It takes more than the ability to turn out high-quality widgets to bring value to the workplace.
Just think about it. Work is much more than assembly-line production at any level, from a CEO’s attendance at an endless stream of meetings to the whir of a data-entry person’s processing. You bring value to the workplace when you do your job effectively and contribute to its character by being accountable.
Employees expect their bosses to be accountable but often forget that accountability has to be mutual. You know people who don’t accept responsibility for their errors, be they actions or ideas.
Such people act out self-defeating behaviors, reflecting negatively on their decision-making pattern. Jerry Harvey, in his new book on office politics, “How Come Every Time I Get Stabbed in the Back My Fingerprints Are on the Knife?” (Jossey-Bass, $24), writes that all decisions stem from “ethical, moral and possibly spiritual considerations. And the choice you make is yours alone.”
Where does accountability flourish? The American military is pre-eminent for inculcating this value. Army Gen. George S. Patton, who served brilliantly, although not without flaw, during World War II, believed that everyone should be accountable for his own actions, according to Alan Axelrod in his “Patton on Leadership: Strategic Lessons for Corporate Warfare” (Prentice Hall, $23). Axelrod summarizes: “When you make a mistake, give the people you work with , including those you supervise , a shot at divinity. Admit your error. own up. Then propose a course to correct the mistake. Never use your authority to mask mistakes. Once you admit an error, look to the future. … How will you keep this from happening again?”

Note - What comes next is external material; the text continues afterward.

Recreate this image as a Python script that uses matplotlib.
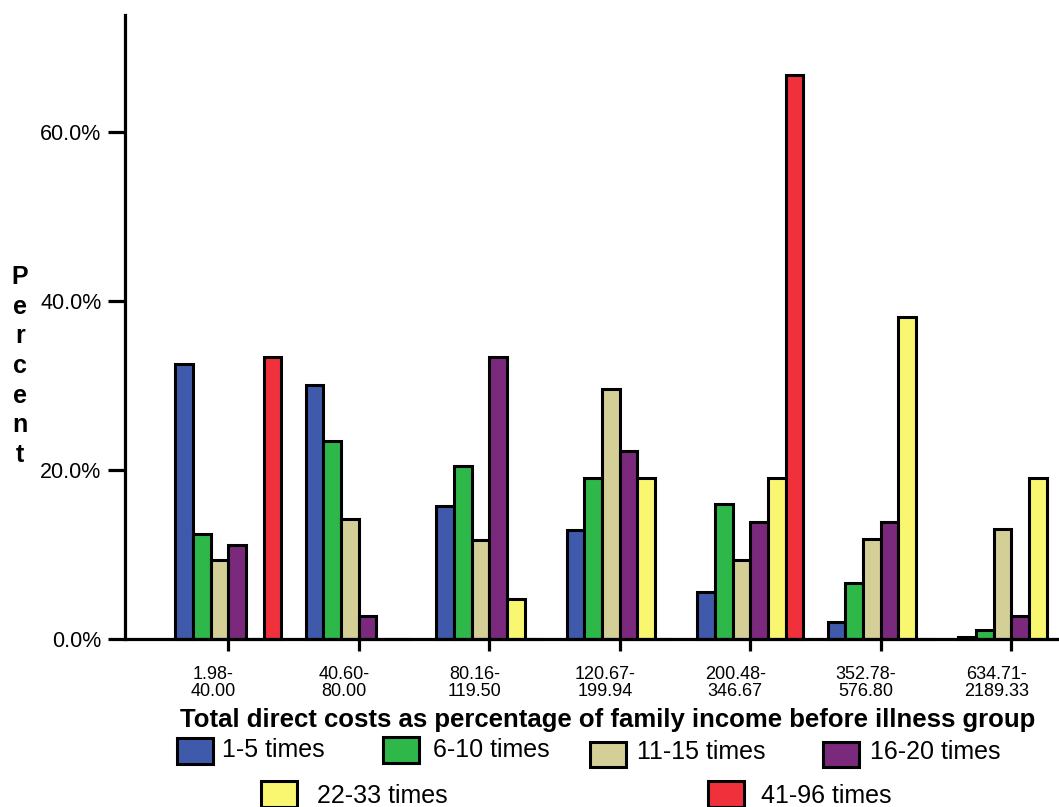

People who value and practice accountability anchor the workplace. You can count on them at all times for accepting personal responsibility, even when decisions they make doom projects, their jobs or, if they’re entrepreneurs or company heads, their companies. In today’s team-based businesses, this quality can cause resentment.
Anna Bresnahan, marketing manager at Card Capture Services Inc. in Portland, Ore., which provides products and services for automated teller machines, puts departmental policies in place while managing the daily marketing functions for this $40 million, award-winning company. She was working 10- to 12-hour days when told to develop a brochure for that month’s statement to customers. The deadline? One and a half weeks. Because the company was a start-up, everyone was learning on a constant basis, sometimes through error.
“I gave the project to the marketing coordinator so that she could learn something more,” Bresnahan says. “It seemed easy, because we had the hard copy and graphics.”
Two days before the deadline, Bresnahan gave the brochure, completed, to the president, as she customarily did, for his review. She subsequently learned that: content needed to be sharpened; meeting the deadline was impossible; the cost of 7,000 undeliverable copies wouldn’t go away; and heads of IT, operations and the legal departments complained for not having been able to contribute to the effort.
“There was a process in my head, but not on paper,” Bresnahan explains. “I told the president that such projects should be shared with everyone in the marketing department and reside in a file accessible to everyone.”
This strategy paralleled ‘the president’s philosophy, that mistakes invite empowering solutions.
Paul Entin, owner of epr-Ideas That Click, which provides marketing and public relations services, both online and traditional, in Lambertville, N.J., recalls an incident when he directed public relations at another firm that may have cost him a few “friends,” but allowed him to maintain his principles while continuing his good relationship. The firm’s production team had developed a display for a retail client. Each of the happy customers showcased there had to give approval.
“The day it was to be shipped to the client, one customer refused to participate,” he reports. Bucking some internal pressure, Entin halted the shipment to recruit a new customer for the display.
Although the one-day delay didn’t upset the client, it provoked some negativity within the firm. Production workers were upset that Entin had kept them from meeting their deadline. However, the company president began consulting him when he needed an ethical sounding board.
Bringing value to the workplace begins with accountability. Taking personal responsibility helps more than one person learn.